I’ve rambled on long enough that you’re probably wondering how this has anything to do with hockey eh? Well, I’ve always had huge respect for the players when I see them visiting children and families at places like BC’s Children’s Hospital and Canuck Place. That has grown even more now. I can not even begin to imagine what it feels like to be a parent and know that either your child is not going to get better, or not knowing exactly what is wrong. After being scared, and alone in hospital with my child I can see how something like a little visit from these players would brighten my day, as well as my child’s (if he was a little older I think). In my time in the hospital I heard of 2 children that did not make it through the night, I felt horrible even though I never even saw them. So, from even another point of view, I have no idea how the players go into these hospitals, see what they see, and manage to keep a smile on their faces. For the ones with children themselves I imagine it must be extremely hard. Words can not express how much appreciation and respect I have for these players and what they are able to do off ice.

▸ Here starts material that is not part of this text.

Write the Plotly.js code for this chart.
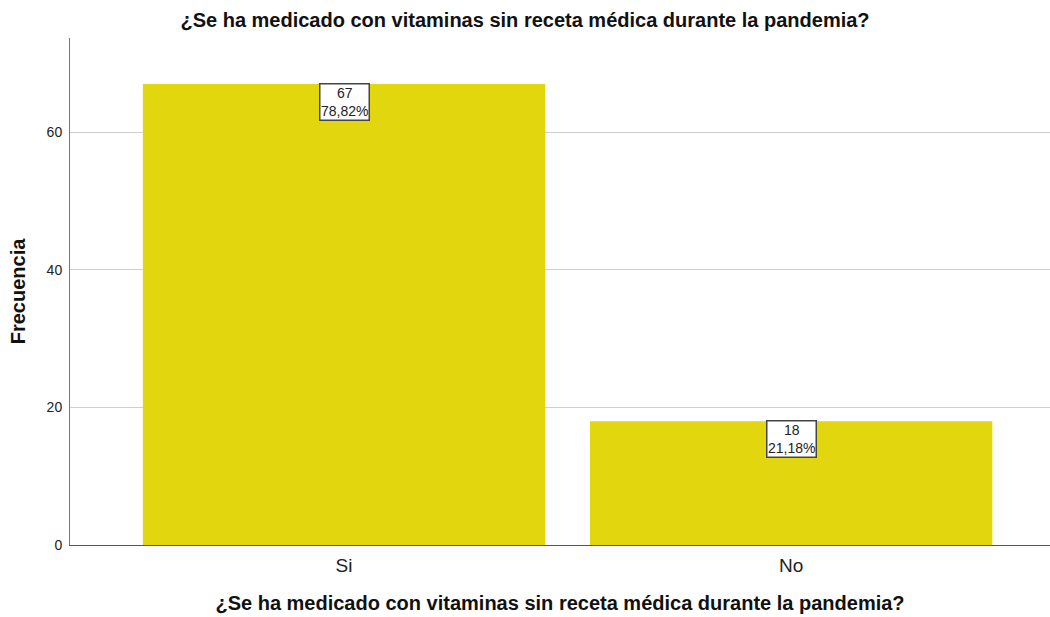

On a much smaller less important note, not having the internet meant that I could not watch the Canucks game on the Monday. In the grand scheme of things, it really didn't matter. However, if there had been internet I would of been able to watch it while my son slept, and perhaps relax a little even though the game did not go that well.


  1. Hi, I just found your blog through the lovely hockey wife :) I can't believe the doctor's response was 'typical canadian beaver' what a typical German ass answer! I am glad your little ones are ok now. I am living in Germany right now, following my love around for hockey. Looking forward to finding out more about your life through your blogs :) All the best,

  2. She was also an hour and a half late with that appointment and didn't apologize. I can see a doctor being 15-20 minutes late, thats normal but an hour and a half?!?!? I don't even want to go back to her, trying to find a new doctor for myself and my daughter. Luckily my son was 'assigned' a pediatrician while in the hospital, might see if he will take my daughter as well.

  3. Oh, man, scary stuff, Christine! I'm so glad they got things figured out finally and I hope he is going to be okay. Big thumbs down to doctors who arrogantly dismiss their patients concerns, especially with lame, stupid attempts at humour like the beaver comment.